L'aria di Guafo si diffonde in ondate di sale e umami, fino a quando non ci si imbatte nell'odore acre di una colonia di leoni marini. Quest’ultima viene monitorata da Yacqueline Montecinos del WWF Cile. Nonostante l'odore, la donna è raggiante e osserva i cuccioli di leone marino che scendono da una frana come bambini in un parco giochi. Montecinos, coordinatrice della biodiversità marina e delle politiche oceaniche, afferma che l'interesse del WWF Cile per Guafo risale al 2009, quando l'isola è stata identificata come una priorità per la conservazione marina. "Mentre stavamo sviluppando la proposta di un'area marina protetta, abbiamo saputo del gruppo Wafo Wapi", spiega. "È emerso che più persone di quante ne conoscessimo volevano proteggere questo luogo magico. La politica del WWF prevede che, se incontriamo un'iniziativa di una comunità indigena, facciamo un passo indietro e valutiamo come andare avanti con loro come partner", spiega l'autrice. "Il nostro obiettivo è sostenere la loro leadership nella conservazione e le loro iniziative". Il WWF ha quindi assunto un ruolo di consulenza, aiutando con tutto ciò che riguarda il supporto tecnico-scientifico, la comunicazione, l'advocacy e la preparazione della richiesta dell'ECMPO per la presentazione nel 2018. Sebbene l'isola sia piccola, Montecinos sostiene che la sua protezione potrebbe avere effetti di vasta portata sull'intero Golfo di Corcovado e sui fiordi patagonici a sud, che sono minacciati da pesca eccessiva, pesca illegale, degrado dell'habitat e acquacoltura industriale.
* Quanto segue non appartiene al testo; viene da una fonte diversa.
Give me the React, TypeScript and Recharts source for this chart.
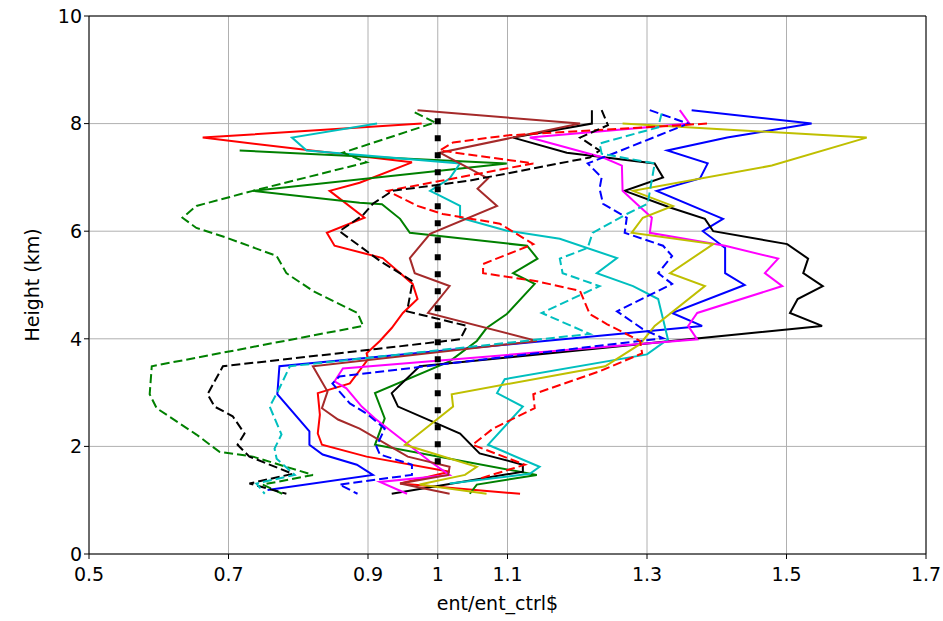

La costa cilena, lunga 4’000 miglia, è ricca di biodiversità grazie alla Corrente di Humboldt, il più grande sistema di risalita degli oceani del mondo. La pesca e l'acquacoltura sostengono direttamente circa 300’000 persone qui e ne nutrono altre centinaia di milioni in tutto il mondo. (Il WWF, insieme a molti partner, sta lavorando per rendere queste industrie più sostenibili). Tuttavia, Guafo è unica. "È una posizione strategica per la conservazione, ben oltre l'ECMPO dell'isola di Guafo", spiega Montecinos. Queste acque, infatti, ospitano un gran numero di cetacei migratori, come le balenottere azzurre, le megattere, la balenottera boreale e le orche, nonché la più grande colonia riproduttiva di berte grigie del mondo. Manuel Vidal, capitano del peschereccio Cobra, ha le gambe robuste e il sorriso da uomo che naviga in queste acque da 40 anni. È in visita a Guafo per estrarre la luga, un'alga coriacea usata per i cosmetici e la carragenina (un agente addensante per l'industria alimentare). Citando il cambiamento dell'ecosistema, il nativo di Quellón dice che un tempo trasportava 15’000 tonnellate di alghe in quattro giorni; ora una squadra di tre subacquei impiega circa 10 giorni per raccoglierne la metà, il che significa che devono passare più tempo a vivere nel rudimentale riparo della nave. "Ho visto questo posto quando era ricco di ricci, alghe, abaloni, naselli e gronghi", dice, controllando i lunghi tubi gialli che portano l'ossigeno ai subacquei a 30 piedi di profondità. "Non è più così". Entro la fine dell’anno si saprà cosa ne sarà del futuro di questo paradiso.